Il suo è stato proprio un ‘salutino’, durato solo 17 millisecondi, ma la sensibilità degli strumenti della sonda Juno della Nasa è riuscita a tenerne traccia: l’oggetto che è andato incontro così rapidamente all’atmosfera di Giove è stato classificato come un bolide, ovvero una meteora caratterizzata da un elevata luminosità.

Questa brevissima visita è al centro di uno studio pubblicato di recente su Geophysical Review Letters (articolo: “Detection of a bolide in Jupiter’s atmosphere with Juno Uvs”); l’indagine, condotta da un gruppo di lavoro internazionale, è stata coordinata dal Southwest Research Institute di San Antonio (Texas).

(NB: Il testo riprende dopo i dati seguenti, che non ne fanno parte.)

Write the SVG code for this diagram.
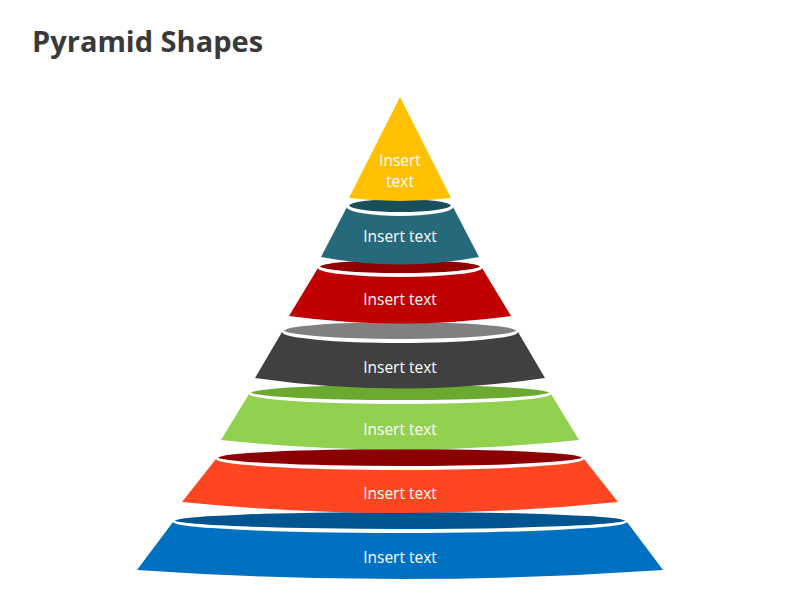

Lo strumento di Juno che ha colto il movimento del bolide è lo spettrografo ultravioletto Uvs; l’osservazione è avvenuta il 10 aprile 2020, mentre il dispositivo era impegnato in altre attività scientifiche. Il gigante gassoso non è nuovo a questi impatti: essi di solito sono talmente brevi che è inusuale poterli in qualche modo registrare. Solo fenomeni più ampi possono essere osservati con qualche successo dalla Terra, se si ha la fortuna di puntare il telescopio verso il colossale pianeta al momento giusto.

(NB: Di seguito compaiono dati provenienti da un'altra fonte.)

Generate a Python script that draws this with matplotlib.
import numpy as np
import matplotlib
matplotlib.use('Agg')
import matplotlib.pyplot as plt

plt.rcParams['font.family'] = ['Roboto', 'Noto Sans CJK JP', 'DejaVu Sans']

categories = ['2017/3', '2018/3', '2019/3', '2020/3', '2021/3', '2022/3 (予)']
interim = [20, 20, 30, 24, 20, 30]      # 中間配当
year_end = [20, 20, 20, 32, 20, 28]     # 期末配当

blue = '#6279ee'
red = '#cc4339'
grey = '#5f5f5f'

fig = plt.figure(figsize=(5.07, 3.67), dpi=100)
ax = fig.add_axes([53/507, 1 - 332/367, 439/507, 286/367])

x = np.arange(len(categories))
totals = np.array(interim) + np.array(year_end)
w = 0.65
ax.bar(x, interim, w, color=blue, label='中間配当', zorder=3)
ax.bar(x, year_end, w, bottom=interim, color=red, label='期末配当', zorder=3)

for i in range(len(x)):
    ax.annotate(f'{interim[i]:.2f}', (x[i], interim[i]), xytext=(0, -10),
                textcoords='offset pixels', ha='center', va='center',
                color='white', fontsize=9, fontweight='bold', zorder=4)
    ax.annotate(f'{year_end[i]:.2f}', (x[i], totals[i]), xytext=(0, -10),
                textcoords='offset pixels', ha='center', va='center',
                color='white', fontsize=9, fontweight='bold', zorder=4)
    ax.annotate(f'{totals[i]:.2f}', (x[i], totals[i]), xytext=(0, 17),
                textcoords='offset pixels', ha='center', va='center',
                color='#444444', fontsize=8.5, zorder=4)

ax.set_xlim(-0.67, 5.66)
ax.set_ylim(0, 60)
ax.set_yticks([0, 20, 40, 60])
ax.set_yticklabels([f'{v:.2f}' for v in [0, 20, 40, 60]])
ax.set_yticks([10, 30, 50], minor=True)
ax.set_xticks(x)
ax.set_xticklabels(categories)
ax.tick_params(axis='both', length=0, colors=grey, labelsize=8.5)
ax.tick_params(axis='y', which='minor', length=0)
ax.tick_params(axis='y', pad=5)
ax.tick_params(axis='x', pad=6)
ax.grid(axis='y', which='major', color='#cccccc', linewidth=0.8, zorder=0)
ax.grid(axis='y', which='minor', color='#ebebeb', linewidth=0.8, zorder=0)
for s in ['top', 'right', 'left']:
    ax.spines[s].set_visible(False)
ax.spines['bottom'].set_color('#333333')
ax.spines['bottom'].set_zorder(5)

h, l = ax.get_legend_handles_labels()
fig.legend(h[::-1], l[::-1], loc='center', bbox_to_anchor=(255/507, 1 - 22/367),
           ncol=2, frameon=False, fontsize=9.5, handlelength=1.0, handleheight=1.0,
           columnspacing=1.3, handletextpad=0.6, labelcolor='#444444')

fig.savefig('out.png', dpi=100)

Uvs, sin dall’arrivo di Juno nell’orbita di Giove, è stato utilizzato per studiare la morfologia, la luminosità e le caratteristiche spettrali delle sue aurore. Occasionalmente, lo strumento ha osservato anche dei bagliori momentanei, della durata di soli 1 o 2 millisecondi, che sono stati identificati come ‘eventi luminosi transitori’ (Tle – Transient Luminous Event), un fenomeno elettrico che si verifica nell’alta atmosfera.

Quando il gruppo di lavoro si è trovato a dover classificare il bagliore durato 17 millisecondi, aveva in un primo momento pensato ad un Tle; ma questa identificazione è stata scartata per la durata molto più lunga e soprattutto per le caratteristiche spettrali alquanto differenti, tra cui una lieve curva di corpo nero che poteva essere coerente con una meteora.

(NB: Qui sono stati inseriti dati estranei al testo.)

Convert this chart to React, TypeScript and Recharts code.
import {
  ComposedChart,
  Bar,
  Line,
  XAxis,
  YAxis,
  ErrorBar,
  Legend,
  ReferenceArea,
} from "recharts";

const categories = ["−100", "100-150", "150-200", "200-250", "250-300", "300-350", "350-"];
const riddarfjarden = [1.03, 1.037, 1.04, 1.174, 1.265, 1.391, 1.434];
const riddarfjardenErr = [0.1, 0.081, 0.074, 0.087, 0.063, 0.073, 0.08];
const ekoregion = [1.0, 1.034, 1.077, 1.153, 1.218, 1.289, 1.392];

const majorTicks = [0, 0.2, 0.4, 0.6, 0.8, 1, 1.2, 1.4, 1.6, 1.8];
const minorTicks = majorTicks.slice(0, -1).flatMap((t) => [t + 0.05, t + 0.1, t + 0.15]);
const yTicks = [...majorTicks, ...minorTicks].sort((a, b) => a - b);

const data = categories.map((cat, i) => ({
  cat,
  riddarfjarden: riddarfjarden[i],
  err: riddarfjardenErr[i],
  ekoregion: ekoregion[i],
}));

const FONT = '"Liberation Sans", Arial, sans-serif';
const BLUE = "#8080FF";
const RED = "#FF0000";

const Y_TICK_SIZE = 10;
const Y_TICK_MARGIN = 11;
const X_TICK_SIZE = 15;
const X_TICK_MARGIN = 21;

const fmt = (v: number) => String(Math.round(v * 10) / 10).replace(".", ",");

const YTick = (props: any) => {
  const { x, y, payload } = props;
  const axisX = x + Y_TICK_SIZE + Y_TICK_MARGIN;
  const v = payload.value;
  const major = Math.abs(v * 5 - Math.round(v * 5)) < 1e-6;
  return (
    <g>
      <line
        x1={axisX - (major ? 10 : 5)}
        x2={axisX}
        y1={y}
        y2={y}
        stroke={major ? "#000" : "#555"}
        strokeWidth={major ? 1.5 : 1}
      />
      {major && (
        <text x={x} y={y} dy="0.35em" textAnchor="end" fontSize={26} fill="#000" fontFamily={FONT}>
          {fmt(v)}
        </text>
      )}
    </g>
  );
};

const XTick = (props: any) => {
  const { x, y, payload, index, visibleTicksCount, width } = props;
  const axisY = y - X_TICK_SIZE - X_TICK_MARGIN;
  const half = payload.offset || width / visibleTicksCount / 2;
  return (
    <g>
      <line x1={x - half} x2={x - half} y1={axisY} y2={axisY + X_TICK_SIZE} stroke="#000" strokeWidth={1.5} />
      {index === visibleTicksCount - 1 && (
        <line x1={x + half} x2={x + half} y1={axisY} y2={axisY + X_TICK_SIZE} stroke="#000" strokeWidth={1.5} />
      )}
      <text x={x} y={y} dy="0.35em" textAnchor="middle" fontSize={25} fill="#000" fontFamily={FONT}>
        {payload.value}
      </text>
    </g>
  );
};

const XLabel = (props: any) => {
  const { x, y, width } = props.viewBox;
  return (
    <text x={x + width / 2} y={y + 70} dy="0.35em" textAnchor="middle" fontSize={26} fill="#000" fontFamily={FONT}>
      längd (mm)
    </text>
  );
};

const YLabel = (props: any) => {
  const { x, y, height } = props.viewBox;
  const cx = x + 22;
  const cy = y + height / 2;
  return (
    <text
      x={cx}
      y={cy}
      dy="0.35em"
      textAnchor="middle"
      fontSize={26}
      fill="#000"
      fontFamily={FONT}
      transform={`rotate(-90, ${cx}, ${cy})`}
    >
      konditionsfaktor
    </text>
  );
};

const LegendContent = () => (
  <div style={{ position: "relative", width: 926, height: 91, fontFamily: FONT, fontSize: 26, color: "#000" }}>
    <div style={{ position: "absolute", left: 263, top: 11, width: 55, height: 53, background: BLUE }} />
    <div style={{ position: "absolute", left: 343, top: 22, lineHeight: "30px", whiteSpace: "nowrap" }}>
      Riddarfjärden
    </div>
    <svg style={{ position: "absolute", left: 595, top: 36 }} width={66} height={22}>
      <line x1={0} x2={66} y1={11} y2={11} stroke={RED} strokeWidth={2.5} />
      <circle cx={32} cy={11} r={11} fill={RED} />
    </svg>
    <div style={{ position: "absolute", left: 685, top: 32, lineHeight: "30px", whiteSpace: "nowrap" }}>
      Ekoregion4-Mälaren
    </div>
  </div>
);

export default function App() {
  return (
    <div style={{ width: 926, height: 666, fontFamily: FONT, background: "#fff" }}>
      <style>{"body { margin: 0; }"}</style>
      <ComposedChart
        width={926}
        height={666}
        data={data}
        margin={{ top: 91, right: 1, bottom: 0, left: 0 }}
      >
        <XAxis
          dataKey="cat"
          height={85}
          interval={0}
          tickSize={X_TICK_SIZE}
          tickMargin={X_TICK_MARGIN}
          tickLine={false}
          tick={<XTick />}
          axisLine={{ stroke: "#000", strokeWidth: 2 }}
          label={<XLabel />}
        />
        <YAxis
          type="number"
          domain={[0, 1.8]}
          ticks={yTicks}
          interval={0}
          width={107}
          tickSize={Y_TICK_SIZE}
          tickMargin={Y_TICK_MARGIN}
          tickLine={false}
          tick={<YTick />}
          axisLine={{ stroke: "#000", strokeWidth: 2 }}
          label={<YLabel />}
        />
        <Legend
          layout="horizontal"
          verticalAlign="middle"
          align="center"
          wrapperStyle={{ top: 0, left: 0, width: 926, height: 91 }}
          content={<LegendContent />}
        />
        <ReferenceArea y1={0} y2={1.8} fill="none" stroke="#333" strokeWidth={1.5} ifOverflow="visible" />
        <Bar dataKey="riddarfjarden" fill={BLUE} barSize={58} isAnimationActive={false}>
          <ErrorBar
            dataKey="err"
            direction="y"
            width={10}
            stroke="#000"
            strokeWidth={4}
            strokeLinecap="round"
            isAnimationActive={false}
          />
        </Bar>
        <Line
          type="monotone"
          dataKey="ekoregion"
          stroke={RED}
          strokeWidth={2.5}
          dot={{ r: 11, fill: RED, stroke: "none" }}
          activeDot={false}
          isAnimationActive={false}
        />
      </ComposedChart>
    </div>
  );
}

Dai dati di Uvs emerge che l’oggetto aveva una temperatura di oltre 9mila Kelvin e che si trovava ad un’altitudine, rispetto alle nubi di Giove, pari a 225 chilometri; la sua massa, in base al bagliore dell’impatto, doveva essere compresa tra 250 e 1496 chilogrammi.

Gli studiosi ritengono che questi fenomeni siano di grande interesse per comprendere come si evolva la composizione della stratosfera di un pianeta: gli oggetti celesti che vi entrano in collisione, infatti, finiscono con il modificarne sensibilmente la struttura chimica. Un esempio lampante si ha proprio con Giove: nel 1994 la cometa Shoemaker-Levy 9 andrò ad infrangersi contro l’atmosfera del pianeta, che si arricchì di acqua. Ancora 15 anni dopo lo scontro, tale cometa poteva dirsi responsabile del 95% dell’acqua nella stratosfera del colosso gassoso.

Juno, lanciata il 5 agosto 2011, ha raggiunto l’orbita di Giove il 5 luglio 2016 e da allora ha iniziato la sua attività scientifica, mirata a comprendere l’origine e l’evoluzione del pianeta. La missione, attraverso l’Agenzia Spaziale Italiana, vanta un significativo contributo ‘tricolore’ con lo spettrometro Jiram (Jovian InfraRed Auroral Mapper, dell’Inaf-Iaps, realizzato da Leonardo) e lo strumento di radioscienza KaT (Ka-Band Translator, dell’Università ‘La Sapienza’ di Roma, realizzato da Thales Alenia Space-Italia).